→ INFORMATION SHOWN:
********
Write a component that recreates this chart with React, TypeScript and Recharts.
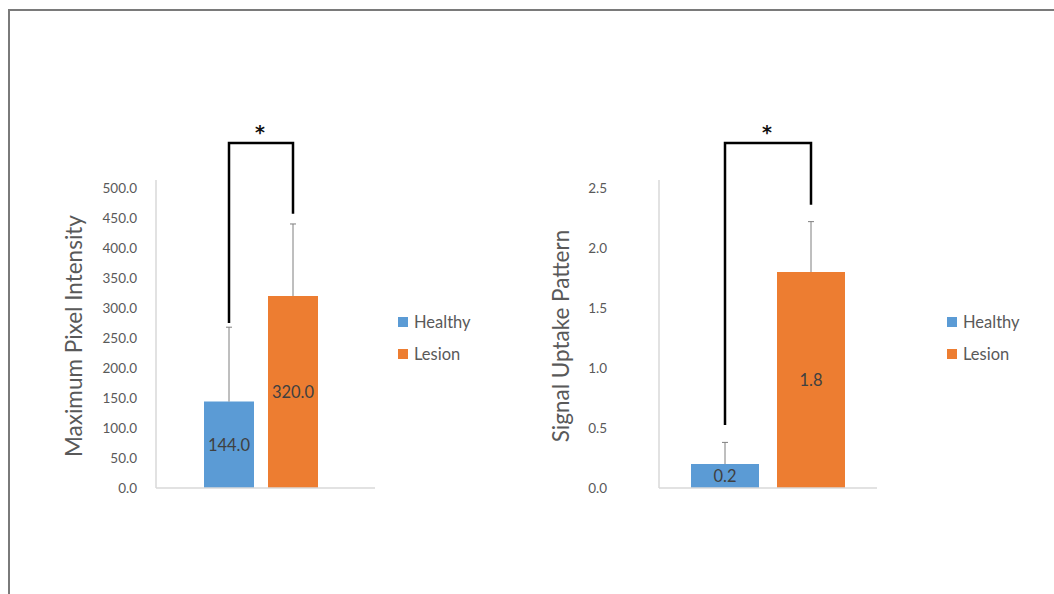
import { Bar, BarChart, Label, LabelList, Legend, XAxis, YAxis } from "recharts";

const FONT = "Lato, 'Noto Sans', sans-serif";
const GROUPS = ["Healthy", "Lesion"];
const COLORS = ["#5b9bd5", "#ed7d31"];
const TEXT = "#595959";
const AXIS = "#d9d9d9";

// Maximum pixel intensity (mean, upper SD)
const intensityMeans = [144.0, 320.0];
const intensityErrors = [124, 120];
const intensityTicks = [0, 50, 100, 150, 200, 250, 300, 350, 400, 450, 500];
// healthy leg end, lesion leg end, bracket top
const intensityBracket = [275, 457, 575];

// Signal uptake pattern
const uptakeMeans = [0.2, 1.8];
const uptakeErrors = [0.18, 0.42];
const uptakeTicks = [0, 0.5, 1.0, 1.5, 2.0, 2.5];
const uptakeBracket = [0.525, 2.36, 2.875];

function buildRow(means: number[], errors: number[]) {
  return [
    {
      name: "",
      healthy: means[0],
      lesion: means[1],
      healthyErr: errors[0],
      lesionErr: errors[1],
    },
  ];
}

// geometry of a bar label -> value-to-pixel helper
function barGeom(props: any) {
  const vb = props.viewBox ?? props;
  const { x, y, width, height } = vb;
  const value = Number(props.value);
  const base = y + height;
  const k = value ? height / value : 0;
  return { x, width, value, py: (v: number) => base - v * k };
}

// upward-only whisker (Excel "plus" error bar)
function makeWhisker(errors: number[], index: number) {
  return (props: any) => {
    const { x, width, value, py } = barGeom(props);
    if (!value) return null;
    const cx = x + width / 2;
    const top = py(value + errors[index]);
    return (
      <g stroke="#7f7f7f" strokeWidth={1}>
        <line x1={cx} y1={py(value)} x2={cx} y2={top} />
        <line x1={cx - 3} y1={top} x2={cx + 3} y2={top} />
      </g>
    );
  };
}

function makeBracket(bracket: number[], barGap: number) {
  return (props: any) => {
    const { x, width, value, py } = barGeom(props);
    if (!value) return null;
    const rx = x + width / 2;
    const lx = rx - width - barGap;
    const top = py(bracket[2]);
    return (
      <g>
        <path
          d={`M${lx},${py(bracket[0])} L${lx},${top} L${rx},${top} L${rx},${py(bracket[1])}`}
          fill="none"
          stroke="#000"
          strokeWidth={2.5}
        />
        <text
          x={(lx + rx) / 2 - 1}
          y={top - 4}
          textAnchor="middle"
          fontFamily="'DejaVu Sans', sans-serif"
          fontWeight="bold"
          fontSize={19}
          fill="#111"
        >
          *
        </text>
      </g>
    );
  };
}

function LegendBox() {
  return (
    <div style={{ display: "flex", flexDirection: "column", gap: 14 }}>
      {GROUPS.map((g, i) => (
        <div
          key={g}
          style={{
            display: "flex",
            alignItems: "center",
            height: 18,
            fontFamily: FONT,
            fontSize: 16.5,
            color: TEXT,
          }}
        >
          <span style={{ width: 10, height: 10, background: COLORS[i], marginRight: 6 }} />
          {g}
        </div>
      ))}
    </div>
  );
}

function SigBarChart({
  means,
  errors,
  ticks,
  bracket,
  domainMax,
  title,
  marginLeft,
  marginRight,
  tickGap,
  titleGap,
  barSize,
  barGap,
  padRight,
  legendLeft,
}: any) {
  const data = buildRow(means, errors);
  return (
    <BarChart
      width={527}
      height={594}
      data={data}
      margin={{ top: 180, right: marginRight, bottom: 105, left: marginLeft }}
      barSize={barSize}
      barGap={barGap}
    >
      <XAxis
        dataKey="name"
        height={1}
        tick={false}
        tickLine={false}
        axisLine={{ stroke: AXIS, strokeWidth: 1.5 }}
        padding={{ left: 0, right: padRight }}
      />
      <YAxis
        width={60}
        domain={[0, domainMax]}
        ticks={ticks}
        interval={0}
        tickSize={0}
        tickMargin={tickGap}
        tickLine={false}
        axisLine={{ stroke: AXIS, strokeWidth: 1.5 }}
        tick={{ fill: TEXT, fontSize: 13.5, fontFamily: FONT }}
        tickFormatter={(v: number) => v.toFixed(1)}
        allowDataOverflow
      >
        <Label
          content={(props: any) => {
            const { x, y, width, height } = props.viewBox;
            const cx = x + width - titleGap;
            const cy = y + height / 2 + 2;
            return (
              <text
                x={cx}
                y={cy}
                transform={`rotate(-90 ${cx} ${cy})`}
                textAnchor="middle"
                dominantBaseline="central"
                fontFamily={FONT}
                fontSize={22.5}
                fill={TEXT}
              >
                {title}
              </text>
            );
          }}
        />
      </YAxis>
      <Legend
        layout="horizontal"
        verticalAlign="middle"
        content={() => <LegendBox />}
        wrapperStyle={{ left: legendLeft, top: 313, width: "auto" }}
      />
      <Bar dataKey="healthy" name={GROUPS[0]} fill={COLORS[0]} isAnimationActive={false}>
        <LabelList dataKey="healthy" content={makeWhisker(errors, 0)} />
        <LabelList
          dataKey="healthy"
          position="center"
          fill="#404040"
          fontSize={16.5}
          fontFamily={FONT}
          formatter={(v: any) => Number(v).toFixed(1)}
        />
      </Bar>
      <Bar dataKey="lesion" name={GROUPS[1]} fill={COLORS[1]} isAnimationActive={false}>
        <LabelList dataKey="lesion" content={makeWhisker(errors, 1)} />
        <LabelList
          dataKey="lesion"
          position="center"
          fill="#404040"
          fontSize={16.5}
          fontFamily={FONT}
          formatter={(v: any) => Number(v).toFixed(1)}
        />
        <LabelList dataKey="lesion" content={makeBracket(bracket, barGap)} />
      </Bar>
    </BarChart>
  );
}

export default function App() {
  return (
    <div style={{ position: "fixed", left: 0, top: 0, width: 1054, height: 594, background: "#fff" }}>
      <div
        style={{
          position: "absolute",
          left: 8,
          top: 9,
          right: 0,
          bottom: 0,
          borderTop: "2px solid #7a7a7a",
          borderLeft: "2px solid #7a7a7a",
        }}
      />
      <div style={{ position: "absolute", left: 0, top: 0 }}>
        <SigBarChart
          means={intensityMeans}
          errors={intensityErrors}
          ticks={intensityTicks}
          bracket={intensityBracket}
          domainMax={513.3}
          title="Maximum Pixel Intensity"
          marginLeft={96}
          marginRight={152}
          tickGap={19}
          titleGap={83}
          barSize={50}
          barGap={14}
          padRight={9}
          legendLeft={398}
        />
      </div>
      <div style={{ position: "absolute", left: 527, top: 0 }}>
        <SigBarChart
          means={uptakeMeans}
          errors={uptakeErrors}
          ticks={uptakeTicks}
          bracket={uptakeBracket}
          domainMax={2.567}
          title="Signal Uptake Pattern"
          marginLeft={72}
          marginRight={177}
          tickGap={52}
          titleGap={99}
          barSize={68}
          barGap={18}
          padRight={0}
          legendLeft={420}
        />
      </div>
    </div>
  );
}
********
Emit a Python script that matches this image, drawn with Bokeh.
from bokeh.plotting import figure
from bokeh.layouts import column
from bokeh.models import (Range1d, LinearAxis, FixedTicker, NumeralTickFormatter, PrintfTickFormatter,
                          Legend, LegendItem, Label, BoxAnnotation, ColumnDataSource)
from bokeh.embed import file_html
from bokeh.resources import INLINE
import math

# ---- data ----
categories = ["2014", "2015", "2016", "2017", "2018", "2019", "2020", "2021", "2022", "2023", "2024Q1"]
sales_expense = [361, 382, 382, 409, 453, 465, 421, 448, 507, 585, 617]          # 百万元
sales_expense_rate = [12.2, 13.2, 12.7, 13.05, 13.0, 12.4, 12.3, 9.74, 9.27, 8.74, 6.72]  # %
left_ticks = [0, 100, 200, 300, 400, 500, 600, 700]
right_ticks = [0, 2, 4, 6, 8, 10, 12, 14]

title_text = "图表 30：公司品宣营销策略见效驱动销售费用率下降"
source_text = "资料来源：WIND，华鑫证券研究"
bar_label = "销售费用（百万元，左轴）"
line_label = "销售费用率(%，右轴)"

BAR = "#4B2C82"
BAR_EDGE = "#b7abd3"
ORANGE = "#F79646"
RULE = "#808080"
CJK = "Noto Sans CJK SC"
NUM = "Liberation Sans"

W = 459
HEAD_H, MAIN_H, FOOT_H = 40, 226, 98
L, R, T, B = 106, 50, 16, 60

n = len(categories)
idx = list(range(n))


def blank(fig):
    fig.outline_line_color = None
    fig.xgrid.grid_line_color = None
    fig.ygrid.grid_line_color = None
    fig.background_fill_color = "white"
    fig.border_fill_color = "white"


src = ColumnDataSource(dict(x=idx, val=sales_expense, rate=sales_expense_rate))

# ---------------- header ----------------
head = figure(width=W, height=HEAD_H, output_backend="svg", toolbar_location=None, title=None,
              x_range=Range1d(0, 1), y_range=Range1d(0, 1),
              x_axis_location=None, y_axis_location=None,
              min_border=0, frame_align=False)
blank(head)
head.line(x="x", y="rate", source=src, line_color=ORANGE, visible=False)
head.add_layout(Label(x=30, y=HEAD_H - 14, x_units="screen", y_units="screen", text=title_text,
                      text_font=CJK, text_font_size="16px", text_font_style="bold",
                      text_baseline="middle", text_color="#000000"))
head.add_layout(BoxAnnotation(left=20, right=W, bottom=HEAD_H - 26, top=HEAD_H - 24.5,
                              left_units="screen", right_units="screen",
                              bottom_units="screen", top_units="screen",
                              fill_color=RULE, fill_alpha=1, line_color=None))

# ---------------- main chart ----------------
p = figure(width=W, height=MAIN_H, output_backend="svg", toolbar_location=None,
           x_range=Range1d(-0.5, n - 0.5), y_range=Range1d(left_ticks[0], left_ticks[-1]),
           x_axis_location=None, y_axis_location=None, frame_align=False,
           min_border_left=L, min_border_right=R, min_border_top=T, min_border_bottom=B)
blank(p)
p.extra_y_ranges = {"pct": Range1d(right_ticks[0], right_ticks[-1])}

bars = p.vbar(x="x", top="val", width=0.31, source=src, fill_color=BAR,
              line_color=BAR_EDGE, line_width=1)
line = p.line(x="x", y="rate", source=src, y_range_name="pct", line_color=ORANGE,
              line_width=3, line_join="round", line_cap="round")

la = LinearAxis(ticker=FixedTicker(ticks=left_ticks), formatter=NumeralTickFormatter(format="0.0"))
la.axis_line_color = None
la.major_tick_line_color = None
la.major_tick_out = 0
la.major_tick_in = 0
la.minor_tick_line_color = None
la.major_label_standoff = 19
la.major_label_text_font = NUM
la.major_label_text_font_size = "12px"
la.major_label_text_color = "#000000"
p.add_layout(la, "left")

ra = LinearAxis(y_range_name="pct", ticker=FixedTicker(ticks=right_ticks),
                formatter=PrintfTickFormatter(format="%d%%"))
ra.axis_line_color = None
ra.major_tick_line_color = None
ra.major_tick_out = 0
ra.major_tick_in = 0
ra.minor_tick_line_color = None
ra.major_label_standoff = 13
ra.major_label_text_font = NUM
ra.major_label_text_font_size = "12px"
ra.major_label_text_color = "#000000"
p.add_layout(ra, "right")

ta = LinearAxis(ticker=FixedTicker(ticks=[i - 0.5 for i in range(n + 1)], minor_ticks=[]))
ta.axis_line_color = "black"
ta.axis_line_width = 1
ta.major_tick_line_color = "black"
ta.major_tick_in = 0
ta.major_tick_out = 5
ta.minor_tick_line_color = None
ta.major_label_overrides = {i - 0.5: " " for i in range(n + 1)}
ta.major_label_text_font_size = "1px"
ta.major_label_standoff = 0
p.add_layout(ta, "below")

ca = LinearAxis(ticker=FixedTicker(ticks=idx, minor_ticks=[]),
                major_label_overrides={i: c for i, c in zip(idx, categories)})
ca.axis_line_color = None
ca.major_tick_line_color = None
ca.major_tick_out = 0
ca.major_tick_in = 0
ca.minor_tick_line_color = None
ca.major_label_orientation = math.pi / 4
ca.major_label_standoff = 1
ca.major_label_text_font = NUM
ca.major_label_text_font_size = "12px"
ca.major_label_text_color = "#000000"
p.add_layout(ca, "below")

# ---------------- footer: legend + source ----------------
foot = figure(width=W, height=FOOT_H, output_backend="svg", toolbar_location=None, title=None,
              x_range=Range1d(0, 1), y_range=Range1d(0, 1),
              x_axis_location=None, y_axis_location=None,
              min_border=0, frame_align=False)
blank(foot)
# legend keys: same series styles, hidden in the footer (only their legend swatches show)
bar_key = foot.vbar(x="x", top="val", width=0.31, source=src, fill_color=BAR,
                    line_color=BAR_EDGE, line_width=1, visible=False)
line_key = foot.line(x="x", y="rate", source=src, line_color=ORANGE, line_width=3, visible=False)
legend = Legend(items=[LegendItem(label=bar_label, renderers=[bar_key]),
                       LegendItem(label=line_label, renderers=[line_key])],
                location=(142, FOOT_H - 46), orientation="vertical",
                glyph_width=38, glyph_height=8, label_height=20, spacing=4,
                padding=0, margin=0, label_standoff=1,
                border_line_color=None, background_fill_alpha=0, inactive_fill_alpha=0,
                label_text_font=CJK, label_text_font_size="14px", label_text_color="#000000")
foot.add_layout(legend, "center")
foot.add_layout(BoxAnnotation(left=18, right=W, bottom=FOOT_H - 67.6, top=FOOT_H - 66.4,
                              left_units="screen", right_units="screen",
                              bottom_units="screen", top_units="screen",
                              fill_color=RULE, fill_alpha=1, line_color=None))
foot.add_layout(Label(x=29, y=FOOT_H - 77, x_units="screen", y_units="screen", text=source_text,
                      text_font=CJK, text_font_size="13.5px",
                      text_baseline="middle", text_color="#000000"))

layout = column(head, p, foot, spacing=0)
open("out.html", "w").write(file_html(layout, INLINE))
********
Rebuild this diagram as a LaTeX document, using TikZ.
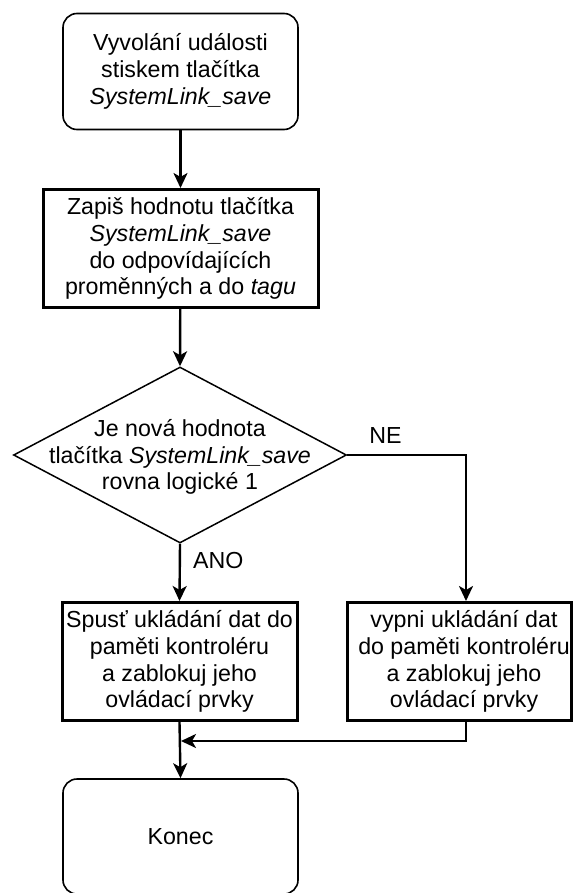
********
→ PROMPT: From the line with "Write a component" to the line with "const intensityBracket = [275, 457, 575];", set down those lines word for word and only those, counting both ends. Pictures stay out of the copy.

→ THE OUTPUT:
Write a component that recreates this chart with React, TypeScript and Recharts.
import { Bar, BarChart, Label, LabelList, Legend, XAxis, YAxis } from "recharts";

const FONT = "Lato, 'Noto Sans', sans-serif";
const GROUPS = ["Healthy", "Lesion"];
const COLORS = ["#5b9bd5", "#ed7d31"];
const TEXT = "#595959";
const AXIS = "#d9d9d9";

// Maximum pixel intensity (mean, upper SD)
const intensityMeans = [144.0, 320.0];
const intensityErrors = [124, 120];
const intensityTicks = [0, 50, 100, 150, 200, 250, 300, 350, 400, 450, 500];
// healthy leg end, lesion leg end, bracket top
const intensityBracket = [275, 457, 575];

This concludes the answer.